Across many applications, SMT and hyperthreading can offer meaningful benefit (especially in creativity-oriented tasks, which are able to exploit many threads where individual cores have idle time). On the other hand, latency-sensitive tasks, or in tasks wherein threads compete heavily for shared resources (such as gaming), the gains may shrink or even reverse.
This can happen in CPU-bound games, especially if your rig is equipped with more than eight physical cores. NVIDIA notes the reason behind this is a thread count determination algorithm that has not been adjusted to account for variable core counts, asymmetrical caches by AMD, heterogenous P/E cores in the newer Intel chips, complex scheduling algorithms and power management techniques in the native OS. Furthermore, they also note that systems running more than eight cores can see performance gains of up to 15% by limiting CPU threads. So, while SMT and hyperthreading can boost certain specialized workflows involving video-editing and 3D modeling (which support multithreading), they can limit or offer no benefit at all to others.
Nanometer process
It’s not apples to apples anymore
Among CPU specifications, the manufacturing node garners a lot of attention, and has surged in popularity in marketing. Phrases like “built on advanced 5 nanometer process” seem to suggest a generational leap in performance and efficiency, and once upon a time, that is precisely what it stood for.

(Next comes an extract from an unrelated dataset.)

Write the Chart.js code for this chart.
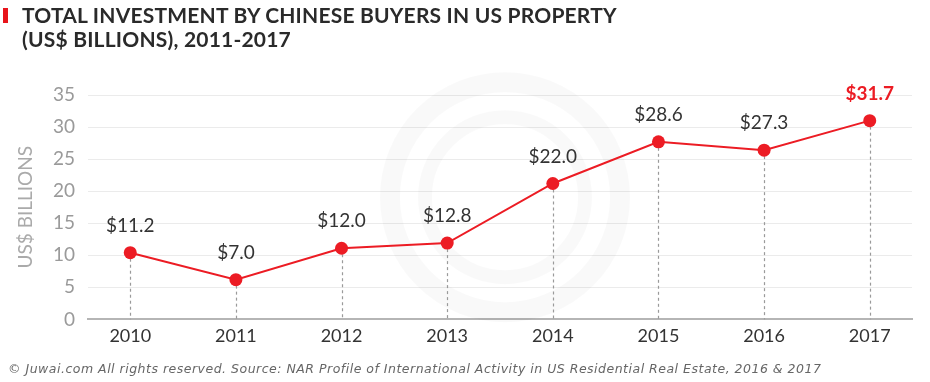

That time was a decade ago, when the nanometer value referred to the gate length of a transistor. Shrinking this length meant the silicon is faster, denser and more energy-efficient. Today, however, it is largely a naming convention that bears very little connection to a physical dimension. That is not to say that smaller nanometer processes *within *the product lineup of a *single *manufacturer doesn’t represent a better performing and more efficient chip, but rather the fact that comparing nanometer processes across different manufacturers has become arduous, especially since this is a comparison one would expect to undertake when shopping for a chip—thanks to the near-baffling nomenclature.
Each foundry defines its nodes differently. TSMC’s N5 process, referring to a 5 nanometer node (which forms the basis of the Ryzen 7000 series processors), differs vastly from Samsung’s 5 nm process, with the former outperforming the latter in power efficiency and transistor density. Similarly, the Intel 4 process refers not to a 4 nm node, but follows a 7 nm process instead. This broad inconsistency makes it nearly impossible to judge performance based on nanometer figures alone.
Know which specs matter to you
For most everyday users, flashy numbers in CPU marketing rarely translate into tangible performance gains. The advertising language feels more geared towards the competition and less tailored to the needs of the consumer. Savvy buyers now need to delve a little deeper and prioritize independent benchmarks, focus on their workflow and their needs off the clock to avoid paying top dollar for features that wouldn’t make a difference to their computing needs.